═════ Dataset records ═════

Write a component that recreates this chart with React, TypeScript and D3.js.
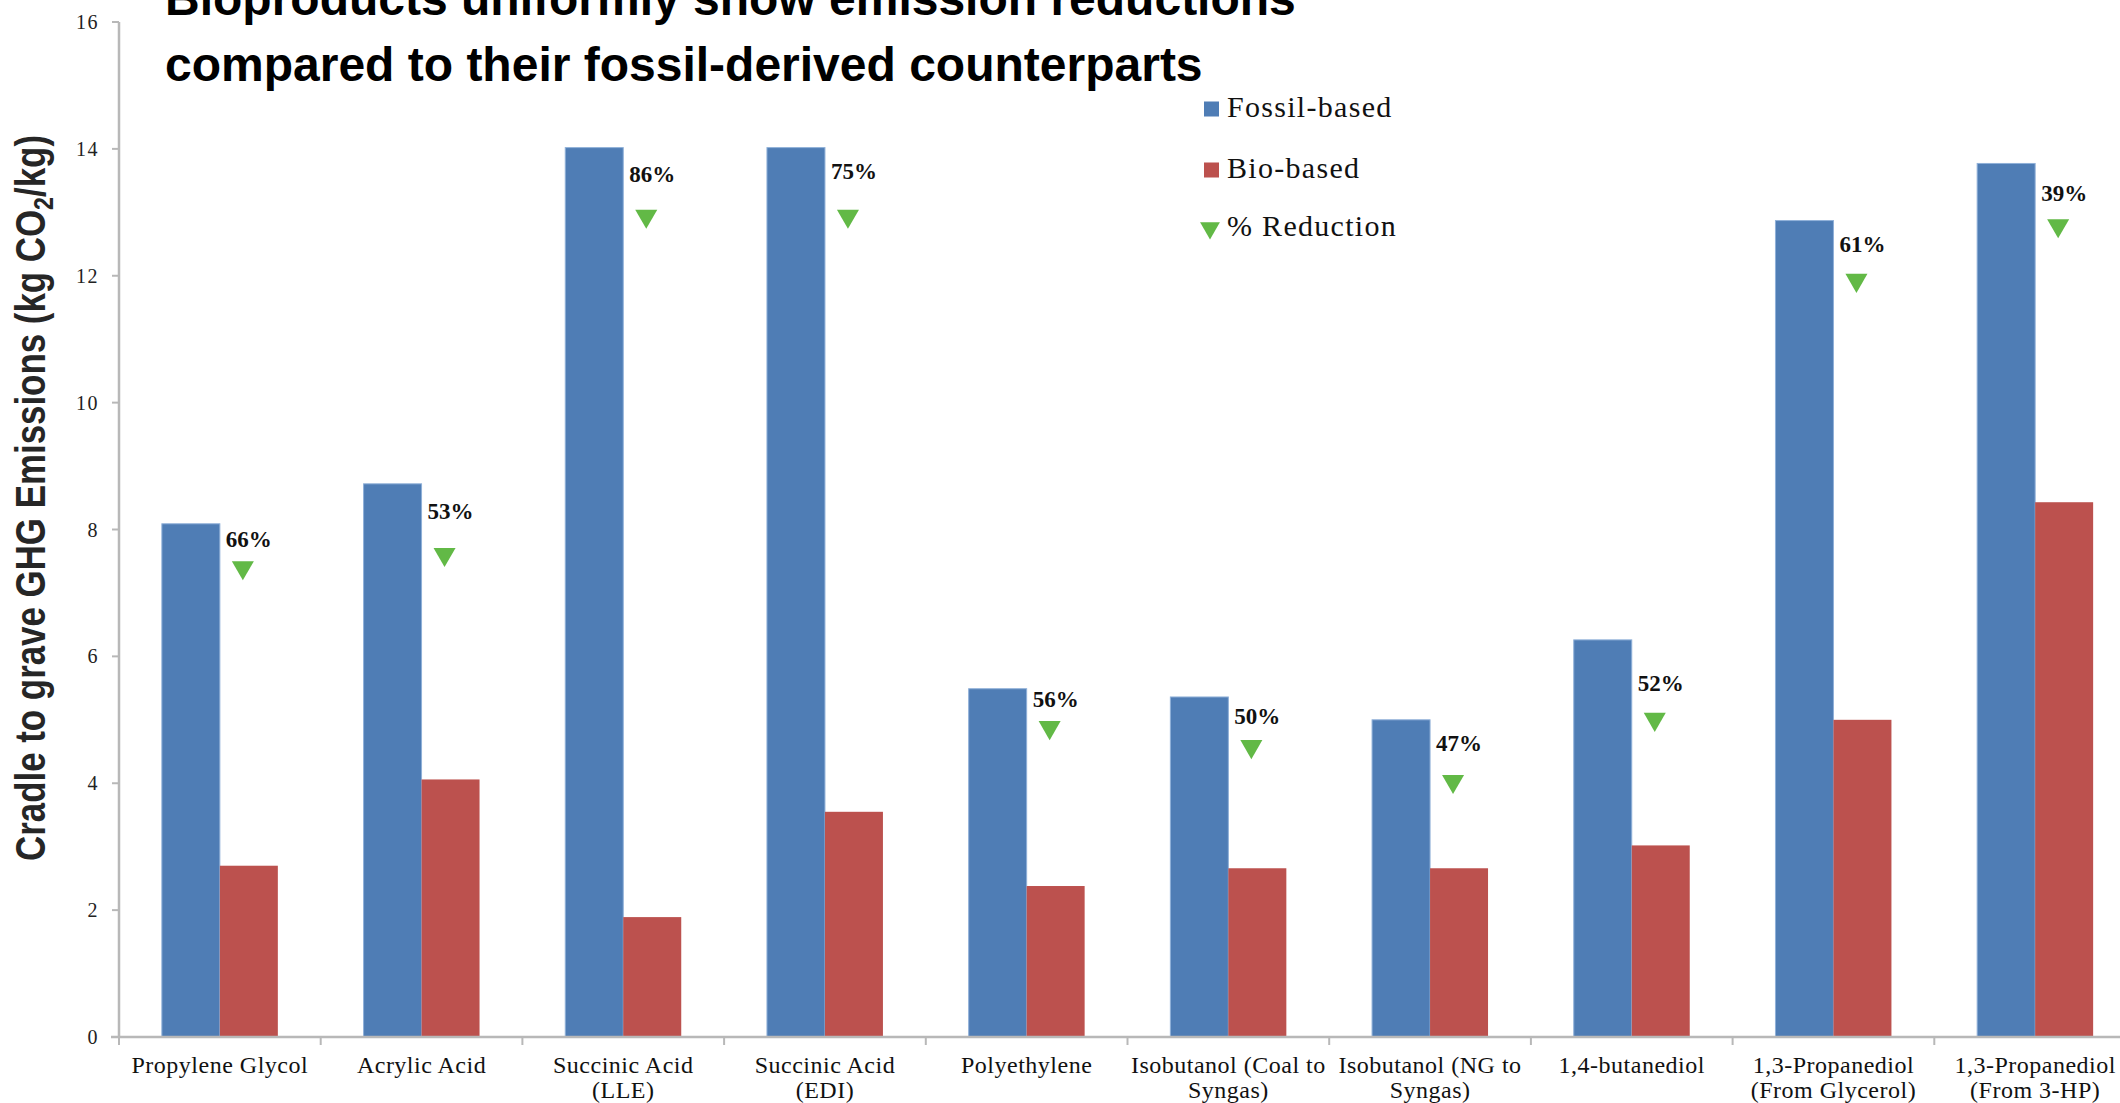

═════
═════ Dataset records ═════

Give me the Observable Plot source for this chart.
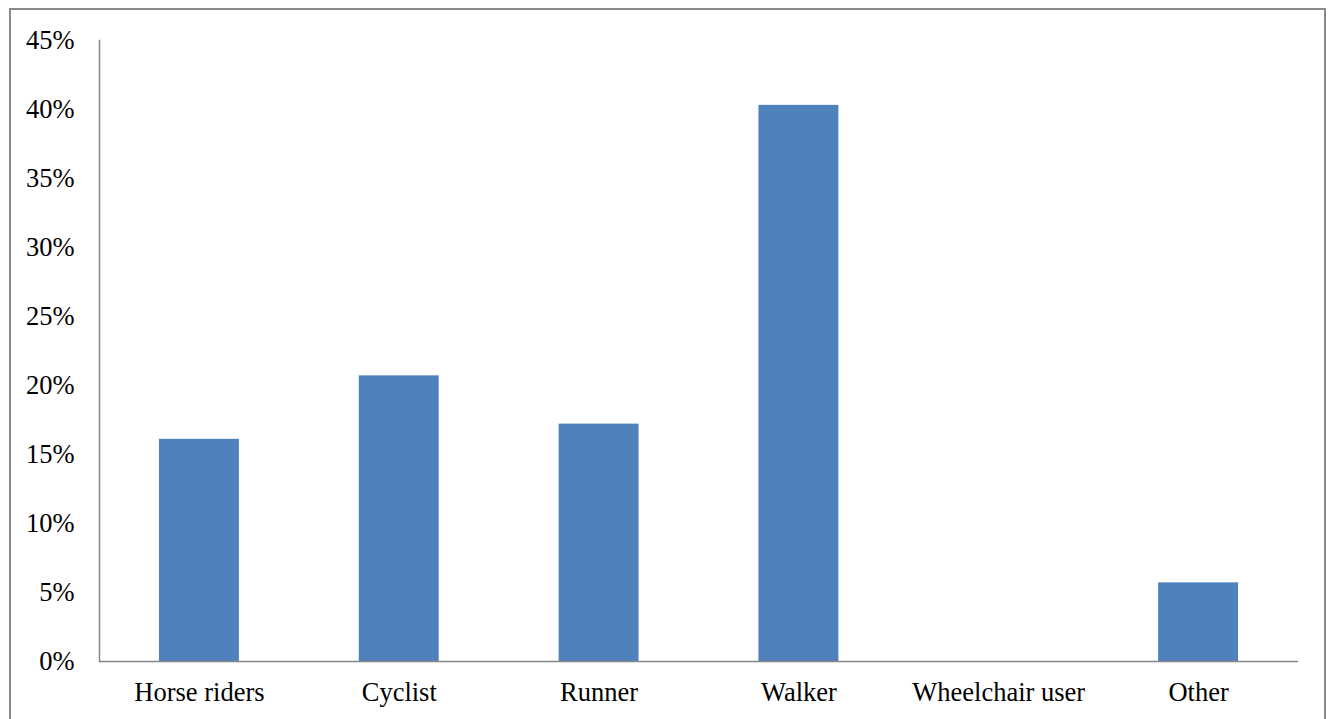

═════
═════ Dataset records ═════

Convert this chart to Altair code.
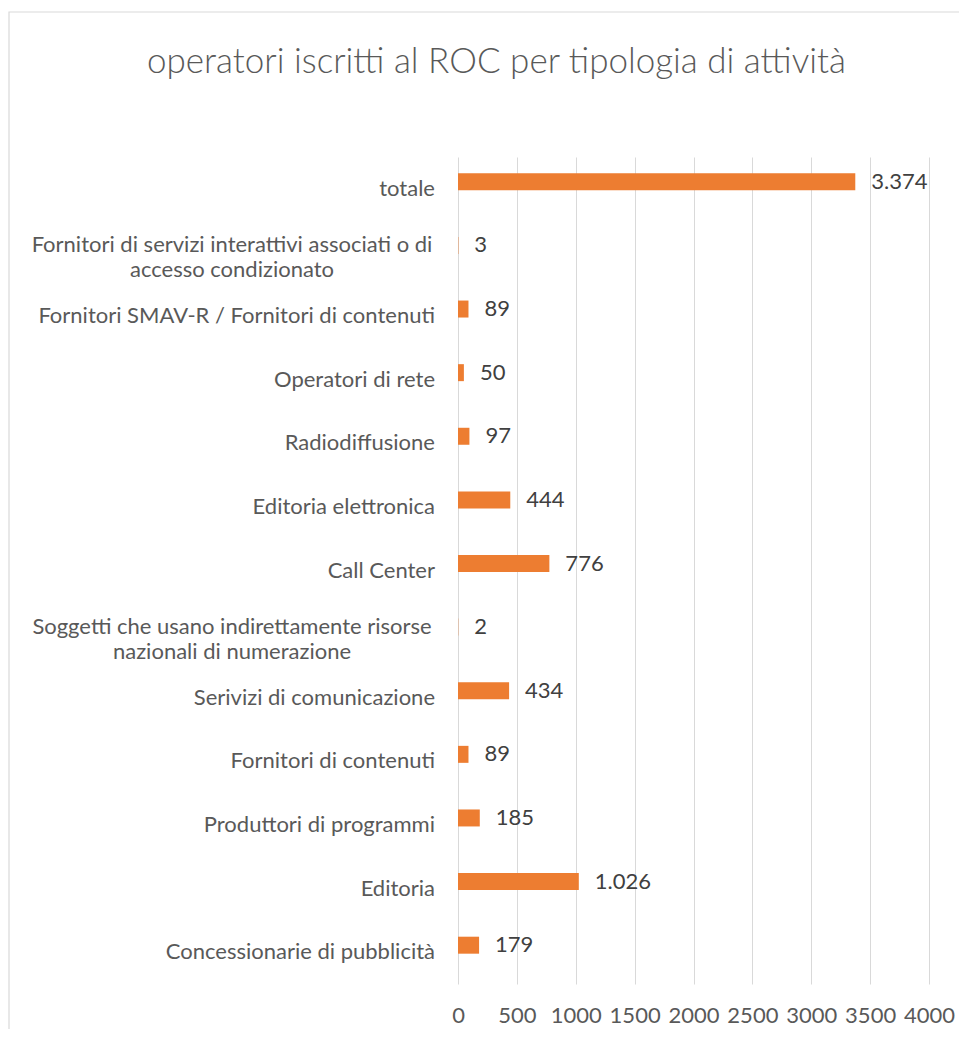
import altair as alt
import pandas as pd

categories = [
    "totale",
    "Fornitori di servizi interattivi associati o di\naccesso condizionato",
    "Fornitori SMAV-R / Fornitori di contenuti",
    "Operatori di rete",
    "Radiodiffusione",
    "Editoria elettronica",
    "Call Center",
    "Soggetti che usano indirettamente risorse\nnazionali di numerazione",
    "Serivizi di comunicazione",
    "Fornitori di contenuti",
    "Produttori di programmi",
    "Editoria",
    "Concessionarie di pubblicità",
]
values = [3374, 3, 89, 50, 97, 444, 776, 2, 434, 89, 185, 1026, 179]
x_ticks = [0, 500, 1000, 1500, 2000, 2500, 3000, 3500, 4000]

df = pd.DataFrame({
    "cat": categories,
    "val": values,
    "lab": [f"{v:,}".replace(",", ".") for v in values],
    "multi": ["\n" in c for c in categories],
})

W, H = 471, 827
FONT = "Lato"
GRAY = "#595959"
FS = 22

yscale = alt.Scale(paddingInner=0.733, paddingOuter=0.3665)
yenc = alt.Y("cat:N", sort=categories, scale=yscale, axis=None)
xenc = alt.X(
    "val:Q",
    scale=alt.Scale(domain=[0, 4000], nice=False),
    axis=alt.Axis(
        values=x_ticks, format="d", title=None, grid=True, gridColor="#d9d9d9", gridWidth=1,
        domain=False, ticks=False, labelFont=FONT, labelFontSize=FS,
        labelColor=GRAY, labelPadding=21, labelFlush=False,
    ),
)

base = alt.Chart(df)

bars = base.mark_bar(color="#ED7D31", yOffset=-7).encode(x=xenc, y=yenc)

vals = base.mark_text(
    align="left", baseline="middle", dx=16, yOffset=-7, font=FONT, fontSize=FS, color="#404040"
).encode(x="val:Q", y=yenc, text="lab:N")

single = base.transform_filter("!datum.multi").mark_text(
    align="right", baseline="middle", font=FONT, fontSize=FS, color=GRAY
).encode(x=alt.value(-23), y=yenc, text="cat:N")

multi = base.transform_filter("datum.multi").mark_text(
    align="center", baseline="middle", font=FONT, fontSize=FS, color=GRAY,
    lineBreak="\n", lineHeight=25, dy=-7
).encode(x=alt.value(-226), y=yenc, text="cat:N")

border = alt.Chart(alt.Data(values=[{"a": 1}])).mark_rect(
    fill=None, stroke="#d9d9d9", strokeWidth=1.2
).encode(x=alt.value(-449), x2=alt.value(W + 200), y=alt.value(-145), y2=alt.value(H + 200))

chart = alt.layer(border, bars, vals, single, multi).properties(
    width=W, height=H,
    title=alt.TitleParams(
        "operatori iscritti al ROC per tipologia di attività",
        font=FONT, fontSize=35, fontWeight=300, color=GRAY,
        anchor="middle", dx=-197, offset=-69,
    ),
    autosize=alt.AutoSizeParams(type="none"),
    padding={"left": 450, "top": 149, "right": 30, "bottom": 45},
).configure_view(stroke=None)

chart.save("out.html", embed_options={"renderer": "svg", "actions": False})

═════

> [What you have to do]:
Leave out the pictures and give again exactly the lines from the one with "Convert this chart to Altair code." through the one with "import pandas as pd", and no others.

> [Written response]:
Convert this chart to Altair code.
import altair as alt
import pandas as pd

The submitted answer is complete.